Local produce is another suggestion I have giving parents lately. The quality is better than the produce shipped in from across the country. Tomatoes and cantaloupe taste better when they are allowed to ripen on the vine. Local produce can be less costly, too, when shipping isn’t figured into the price, and supporting local farmers is good for the local economy. Organic is great when it’s local, but I’m a little wary of organic pineapples and bananas shipped in from far-flung locations. Since we peel these fruits anyways, I’d rather stick to the nonorganic variety or local fruits like the berries and peaches we have available in the southeast at this time of year.
Organic doesn’t always mean safer, either. Consider the anaphylaxis from bee stings or peanuts in susceptible people. With the recent outbreaks of E.coli in tomatoes, it bears repeating that all produce should be washed before consumption. Care also needs to be taken with certain foods for babies. For example, the eyes in potatoes can be poisonous to babies.
Toy choices can be green, too. Wooden toys such as blocks have long life spans in the toy box. Watch the country of origin to make sure the paints used on wooden toys meet US standards and don’t contain lead. Toys can be recycled through consignment stores, eBay, Craig’s list, and yard sales. Nothing pleases an older baby than being able to shred paper or play peek-a-boo with a box lid. Older children enjoy creating toys from household scraps like newspaper, boxes, bottles, milk cartons, and some crayons or paint. Some of the best swords come from the tubing from wrapping paper or paper towels.

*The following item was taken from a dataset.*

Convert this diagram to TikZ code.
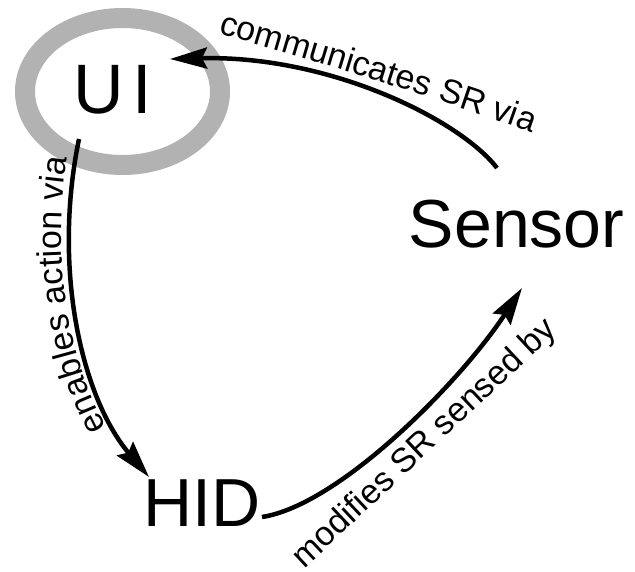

I’m sure there are lots more ideas about promoting healthy and green lifestyles in the pediatric office. I’m looking inward, too, to see what new processes I can put in place to reduce my carbon footprint in the office. I’m trying to print fewer articles from the computer and just read them (it’s hard – there’s something about having information in hand to be able to show and share with others). I’m also considering a couple different types of e-prescribing to decrease paper use and improve efficiency. Like all things in pediatrics, it takes baby steps.
July 21, 2008
Just got a new book in the mail from Amazon. Do Vaccines Cause That?! by Martin G. Myers, MD and Diego Pineda looks like an excellent evidence based approach to vaccinations. Also looking forward to the next book by vaccine guru Paul Offitt, MD.
Have you ever watched home video shows on TV? Most people have, and they are a Pediatrician’s nightmare – unsupervised kids on trampolines, babies skating all over the house in walkers, bikers with no helmets. Glad to know that our safety advice is getting through loud and clear. Do I sound cranky?
Maybe it is because I had to admit an infant to the hospital last night with a body temp of 102 and pH of 6.9 after a near drowning incident in a hottub. Who puts a baby in a hot tub?
Conversation with young mother of 4 who is ovarian cancer survivor: waited for 3-4 months to have herself checked out because she “needed” to take children to their own appointments, birthdays, etc. Note to self: keep check-up appointments. Taking care of self models behavior for own children.